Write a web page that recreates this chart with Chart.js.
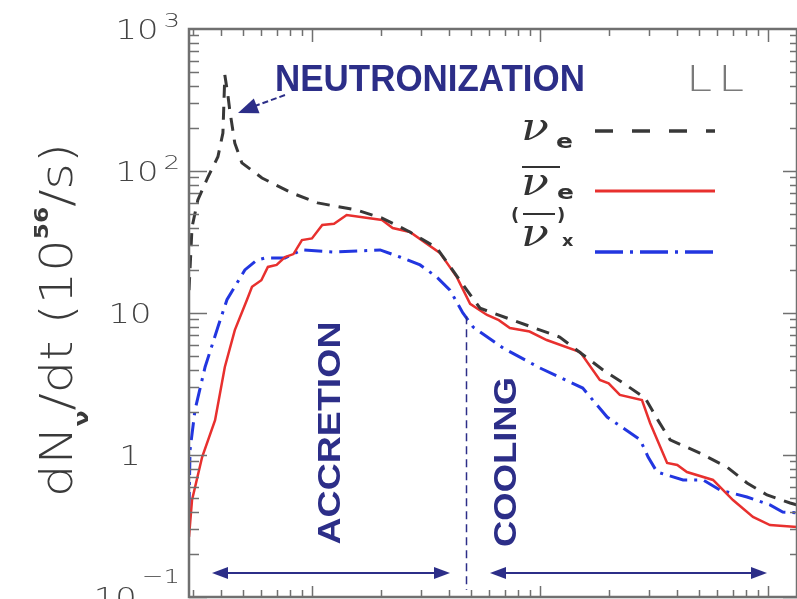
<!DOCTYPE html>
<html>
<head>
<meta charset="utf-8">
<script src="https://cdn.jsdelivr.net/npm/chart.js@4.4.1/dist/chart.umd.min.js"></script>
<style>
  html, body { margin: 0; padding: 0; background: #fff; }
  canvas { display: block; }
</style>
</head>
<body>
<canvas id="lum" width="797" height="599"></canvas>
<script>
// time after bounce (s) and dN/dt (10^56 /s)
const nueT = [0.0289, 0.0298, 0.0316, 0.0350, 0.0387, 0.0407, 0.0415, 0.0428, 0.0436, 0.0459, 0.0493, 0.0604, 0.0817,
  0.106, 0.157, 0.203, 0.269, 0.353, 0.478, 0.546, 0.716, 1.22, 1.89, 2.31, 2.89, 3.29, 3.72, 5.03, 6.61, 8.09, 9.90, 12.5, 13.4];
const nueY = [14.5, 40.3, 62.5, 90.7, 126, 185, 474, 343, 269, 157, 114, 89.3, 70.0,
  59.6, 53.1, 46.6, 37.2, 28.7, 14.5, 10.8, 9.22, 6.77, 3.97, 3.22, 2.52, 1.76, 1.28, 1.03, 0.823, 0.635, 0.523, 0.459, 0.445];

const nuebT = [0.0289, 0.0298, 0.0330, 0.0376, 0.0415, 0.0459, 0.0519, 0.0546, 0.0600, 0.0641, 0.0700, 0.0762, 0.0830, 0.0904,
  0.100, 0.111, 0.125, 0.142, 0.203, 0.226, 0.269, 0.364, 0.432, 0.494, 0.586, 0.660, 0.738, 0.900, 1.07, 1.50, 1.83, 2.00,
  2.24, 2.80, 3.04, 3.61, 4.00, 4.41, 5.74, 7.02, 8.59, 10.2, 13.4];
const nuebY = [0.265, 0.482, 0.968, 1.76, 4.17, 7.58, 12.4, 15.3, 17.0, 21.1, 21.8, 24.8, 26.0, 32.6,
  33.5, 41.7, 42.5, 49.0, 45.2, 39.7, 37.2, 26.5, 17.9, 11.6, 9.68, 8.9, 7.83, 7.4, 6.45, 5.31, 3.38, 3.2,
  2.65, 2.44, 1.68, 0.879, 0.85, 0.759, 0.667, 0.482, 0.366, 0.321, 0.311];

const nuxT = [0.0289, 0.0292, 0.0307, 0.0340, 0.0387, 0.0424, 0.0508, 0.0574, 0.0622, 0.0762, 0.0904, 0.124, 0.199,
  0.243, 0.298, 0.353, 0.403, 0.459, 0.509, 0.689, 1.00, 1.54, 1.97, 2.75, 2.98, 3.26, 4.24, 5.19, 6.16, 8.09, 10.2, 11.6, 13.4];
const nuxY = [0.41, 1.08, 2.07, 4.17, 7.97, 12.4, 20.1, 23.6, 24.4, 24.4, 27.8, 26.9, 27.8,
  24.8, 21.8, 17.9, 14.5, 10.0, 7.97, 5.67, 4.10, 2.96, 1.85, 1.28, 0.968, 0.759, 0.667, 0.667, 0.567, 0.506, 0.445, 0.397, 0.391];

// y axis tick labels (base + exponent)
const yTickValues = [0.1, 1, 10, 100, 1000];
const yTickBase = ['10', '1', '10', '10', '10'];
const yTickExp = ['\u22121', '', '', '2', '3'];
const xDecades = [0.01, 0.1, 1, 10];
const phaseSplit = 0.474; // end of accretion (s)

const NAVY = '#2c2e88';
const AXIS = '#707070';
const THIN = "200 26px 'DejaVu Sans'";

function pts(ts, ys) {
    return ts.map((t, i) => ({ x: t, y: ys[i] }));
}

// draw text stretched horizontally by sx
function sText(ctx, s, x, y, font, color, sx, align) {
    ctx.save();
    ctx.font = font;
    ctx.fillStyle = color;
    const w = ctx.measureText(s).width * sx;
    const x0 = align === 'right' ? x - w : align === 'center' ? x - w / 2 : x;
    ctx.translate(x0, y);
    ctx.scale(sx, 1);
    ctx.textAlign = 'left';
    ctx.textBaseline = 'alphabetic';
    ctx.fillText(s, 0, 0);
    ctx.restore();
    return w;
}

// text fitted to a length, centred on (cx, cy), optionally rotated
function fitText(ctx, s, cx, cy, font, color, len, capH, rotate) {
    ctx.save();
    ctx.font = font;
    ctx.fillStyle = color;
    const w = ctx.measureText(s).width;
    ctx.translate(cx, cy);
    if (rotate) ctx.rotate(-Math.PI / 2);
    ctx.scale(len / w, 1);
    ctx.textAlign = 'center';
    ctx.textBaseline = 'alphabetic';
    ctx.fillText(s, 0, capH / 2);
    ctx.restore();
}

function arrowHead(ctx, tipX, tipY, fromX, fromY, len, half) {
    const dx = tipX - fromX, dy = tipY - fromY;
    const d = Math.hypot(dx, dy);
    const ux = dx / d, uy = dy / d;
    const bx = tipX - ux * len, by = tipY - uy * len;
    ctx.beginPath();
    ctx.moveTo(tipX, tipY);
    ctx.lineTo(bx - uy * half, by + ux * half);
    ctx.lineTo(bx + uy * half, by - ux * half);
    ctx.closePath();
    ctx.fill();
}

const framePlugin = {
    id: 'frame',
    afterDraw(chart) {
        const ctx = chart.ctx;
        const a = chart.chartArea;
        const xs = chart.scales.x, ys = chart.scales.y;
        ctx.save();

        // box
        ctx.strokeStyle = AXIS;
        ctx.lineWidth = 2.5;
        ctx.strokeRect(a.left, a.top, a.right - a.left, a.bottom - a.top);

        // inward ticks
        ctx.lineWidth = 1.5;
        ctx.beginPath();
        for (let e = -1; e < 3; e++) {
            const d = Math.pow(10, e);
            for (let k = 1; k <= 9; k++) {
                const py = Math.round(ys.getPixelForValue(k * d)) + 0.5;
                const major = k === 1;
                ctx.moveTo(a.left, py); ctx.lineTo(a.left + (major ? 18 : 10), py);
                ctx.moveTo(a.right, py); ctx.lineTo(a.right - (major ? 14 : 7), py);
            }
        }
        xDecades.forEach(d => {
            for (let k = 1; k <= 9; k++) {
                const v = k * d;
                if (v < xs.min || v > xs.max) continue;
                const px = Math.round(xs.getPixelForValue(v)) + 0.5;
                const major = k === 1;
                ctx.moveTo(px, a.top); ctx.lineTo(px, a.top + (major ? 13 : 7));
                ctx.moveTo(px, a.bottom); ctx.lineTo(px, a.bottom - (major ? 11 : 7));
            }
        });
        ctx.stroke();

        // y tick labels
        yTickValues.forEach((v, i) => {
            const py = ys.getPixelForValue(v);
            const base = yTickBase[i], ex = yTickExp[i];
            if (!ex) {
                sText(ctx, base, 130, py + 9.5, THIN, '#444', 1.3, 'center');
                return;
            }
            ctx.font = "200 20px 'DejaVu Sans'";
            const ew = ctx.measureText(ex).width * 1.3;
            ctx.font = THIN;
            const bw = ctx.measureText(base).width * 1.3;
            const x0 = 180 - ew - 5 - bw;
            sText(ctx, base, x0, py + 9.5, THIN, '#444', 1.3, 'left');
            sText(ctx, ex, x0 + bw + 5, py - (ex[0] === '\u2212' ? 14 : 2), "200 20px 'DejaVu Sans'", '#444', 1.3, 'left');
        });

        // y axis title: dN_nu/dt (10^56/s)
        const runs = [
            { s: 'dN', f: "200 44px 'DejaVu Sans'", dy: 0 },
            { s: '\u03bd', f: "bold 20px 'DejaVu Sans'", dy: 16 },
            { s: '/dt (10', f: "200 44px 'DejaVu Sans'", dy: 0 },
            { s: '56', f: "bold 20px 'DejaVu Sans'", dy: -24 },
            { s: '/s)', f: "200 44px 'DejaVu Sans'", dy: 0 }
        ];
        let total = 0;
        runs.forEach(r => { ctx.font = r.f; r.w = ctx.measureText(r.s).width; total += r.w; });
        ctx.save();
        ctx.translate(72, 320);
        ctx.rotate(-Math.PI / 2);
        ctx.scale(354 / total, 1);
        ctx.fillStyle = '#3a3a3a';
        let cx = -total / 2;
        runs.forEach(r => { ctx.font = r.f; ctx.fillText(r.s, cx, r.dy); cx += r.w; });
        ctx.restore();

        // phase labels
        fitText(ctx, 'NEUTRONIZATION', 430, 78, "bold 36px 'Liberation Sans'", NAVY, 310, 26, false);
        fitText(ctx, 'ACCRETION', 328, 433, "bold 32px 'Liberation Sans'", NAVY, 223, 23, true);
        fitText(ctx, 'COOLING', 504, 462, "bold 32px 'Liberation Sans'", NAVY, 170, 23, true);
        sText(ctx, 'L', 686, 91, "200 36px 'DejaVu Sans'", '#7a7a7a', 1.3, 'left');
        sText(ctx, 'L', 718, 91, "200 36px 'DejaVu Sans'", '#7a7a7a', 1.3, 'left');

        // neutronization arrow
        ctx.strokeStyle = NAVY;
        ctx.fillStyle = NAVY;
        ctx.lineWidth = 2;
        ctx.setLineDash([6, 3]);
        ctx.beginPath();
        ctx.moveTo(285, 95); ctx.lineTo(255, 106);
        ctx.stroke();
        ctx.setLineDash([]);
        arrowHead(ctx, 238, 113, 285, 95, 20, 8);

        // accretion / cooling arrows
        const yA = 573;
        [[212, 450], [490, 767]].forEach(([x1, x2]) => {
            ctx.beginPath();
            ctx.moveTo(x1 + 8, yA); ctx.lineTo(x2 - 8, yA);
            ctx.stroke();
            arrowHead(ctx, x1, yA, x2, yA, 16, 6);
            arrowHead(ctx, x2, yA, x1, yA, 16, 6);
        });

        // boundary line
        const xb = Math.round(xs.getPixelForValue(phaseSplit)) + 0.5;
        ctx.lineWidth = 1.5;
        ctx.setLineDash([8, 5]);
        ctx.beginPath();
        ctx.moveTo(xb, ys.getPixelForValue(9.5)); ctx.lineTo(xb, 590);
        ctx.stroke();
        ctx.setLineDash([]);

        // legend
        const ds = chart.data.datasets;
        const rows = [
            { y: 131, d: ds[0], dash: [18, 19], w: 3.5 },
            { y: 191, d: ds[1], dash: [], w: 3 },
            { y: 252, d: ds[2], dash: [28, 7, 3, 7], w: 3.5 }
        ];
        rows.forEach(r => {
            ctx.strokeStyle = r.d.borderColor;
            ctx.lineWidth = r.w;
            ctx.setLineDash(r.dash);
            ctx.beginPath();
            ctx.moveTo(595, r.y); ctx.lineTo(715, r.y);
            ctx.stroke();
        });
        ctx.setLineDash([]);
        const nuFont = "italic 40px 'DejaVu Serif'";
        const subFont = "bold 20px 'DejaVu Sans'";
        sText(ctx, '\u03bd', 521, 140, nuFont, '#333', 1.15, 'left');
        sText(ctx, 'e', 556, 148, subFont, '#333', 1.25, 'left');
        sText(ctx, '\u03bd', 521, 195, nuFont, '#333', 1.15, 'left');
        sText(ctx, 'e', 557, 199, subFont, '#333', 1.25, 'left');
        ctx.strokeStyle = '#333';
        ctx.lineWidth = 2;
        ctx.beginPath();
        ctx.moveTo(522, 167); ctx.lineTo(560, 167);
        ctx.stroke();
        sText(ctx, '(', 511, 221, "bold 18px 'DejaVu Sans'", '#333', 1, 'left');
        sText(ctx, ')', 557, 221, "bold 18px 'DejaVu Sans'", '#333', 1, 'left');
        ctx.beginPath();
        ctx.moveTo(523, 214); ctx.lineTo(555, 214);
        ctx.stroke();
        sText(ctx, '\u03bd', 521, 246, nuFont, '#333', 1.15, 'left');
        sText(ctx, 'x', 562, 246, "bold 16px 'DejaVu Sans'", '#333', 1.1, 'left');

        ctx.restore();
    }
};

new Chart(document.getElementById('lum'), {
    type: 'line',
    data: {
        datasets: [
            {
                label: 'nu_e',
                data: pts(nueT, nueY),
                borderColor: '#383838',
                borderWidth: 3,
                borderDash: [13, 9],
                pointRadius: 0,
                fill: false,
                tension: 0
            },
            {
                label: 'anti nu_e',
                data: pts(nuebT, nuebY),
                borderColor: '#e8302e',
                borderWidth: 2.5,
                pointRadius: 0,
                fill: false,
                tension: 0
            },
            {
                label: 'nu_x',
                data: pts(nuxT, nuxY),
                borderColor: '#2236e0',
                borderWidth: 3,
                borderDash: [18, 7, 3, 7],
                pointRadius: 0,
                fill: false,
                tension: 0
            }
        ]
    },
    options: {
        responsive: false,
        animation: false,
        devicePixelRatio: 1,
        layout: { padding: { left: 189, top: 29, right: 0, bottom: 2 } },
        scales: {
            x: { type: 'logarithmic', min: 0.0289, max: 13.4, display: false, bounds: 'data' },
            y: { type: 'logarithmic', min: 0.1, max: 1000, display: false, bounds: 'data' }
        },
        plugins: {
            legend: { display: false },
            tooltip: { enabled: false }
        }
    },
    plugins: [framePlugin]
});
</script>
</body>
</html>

■ GIVEN TASK
Only the lines from the start of the material through the line containing "0.366, 0.321, 0.311];" should be transcribed. Pictures stay out.

■ FINAL RESULT
Write a web page that recreates this chart with Chart.js.
<!DOCTYPE html>
<html>
<head>
<meta charset="utf-8">
<script src="https://cdn.jsdelivr.net/npm/chart.js@4.4.1/dist/chart.umd.min.js"></script>
<style>
  html, body { margin: 0; padding: 0; background: #fff; }
  canvas { display: block; }
</style>
</head>
<body>
<canvas id="lum" width="797" height="599"></canvas>
<script>
// time after bounce (s) and dN/dt (10^56 /s)
const nueT = [0.0289, 0.0298, 0.0316, 0.0350, 0.0387, 0.0407, 0.0415, 0.0428, 0.0436, 0.0459, 0.0493, 0.0604, 0.0817,
  0.106, 0.157, 0.203, 0.269, 0.353, 0.478, 0.546, 0.716, 1.22, 1.89, 2.31, 2.89, 3.29, 3.72, 5.03, 6.61, 8.09, 9.90, 12.5, 13.4];
const nueY = [14.5, 40.3, 62.5, 90.7, 126, 185, 474, 343, 269, 157, 114, 89.3, 70.0,
  59.6, 53.1, 46.6, 37.2, 28.7, 14.5, 10.8, 9.22, 6.77, 3.97, 3.22, 2.52, 1.76, 1.28, 1.03, 0.823, 0.635, 0.523, 0.459, 0.445];

const nuebT = [0.0289, 0.0298, 0.0330, 0.0376, 0.0415, 0.0459, 0.0519, 0.0546, 0.0600, 0.0641, 0.0700, 0.0762, 0.0830, 0.0904,
  0.100, 0.111, 0.125, 0.142, 0.203, 0.226, 0.269, 0.364, 0.432, 0.494, 0.586, 0.660, 0.738, 0.900, 1.07, 1.50, 1.83, 2.00,
  2.24, 2.80, 3.04, 3.61, 4.00, 4.41, 5.74, 7.02, 8.59, 10.2, 13.4];
const nuebY = [0.265, 0.482, 0.968, 1.76, 4.17, 7.58, 12.4, 15.3, 17.0, 21.1, 21.8, 24.8, 26.0, 32.6,
  33.5, 41.7, 42.5, 49.0, 45.2, 39.7, 37.2, 26.5, 17.9, 11.6, 9.68, 8.9, 7.83, 7.4, 6.45, 5.31, 3.38, 3.2,
  2.65, 2.44, 1.68, 0.879, 0.85, 0.759, 0.667, 0.482, 0.366, 0.321, 0.311];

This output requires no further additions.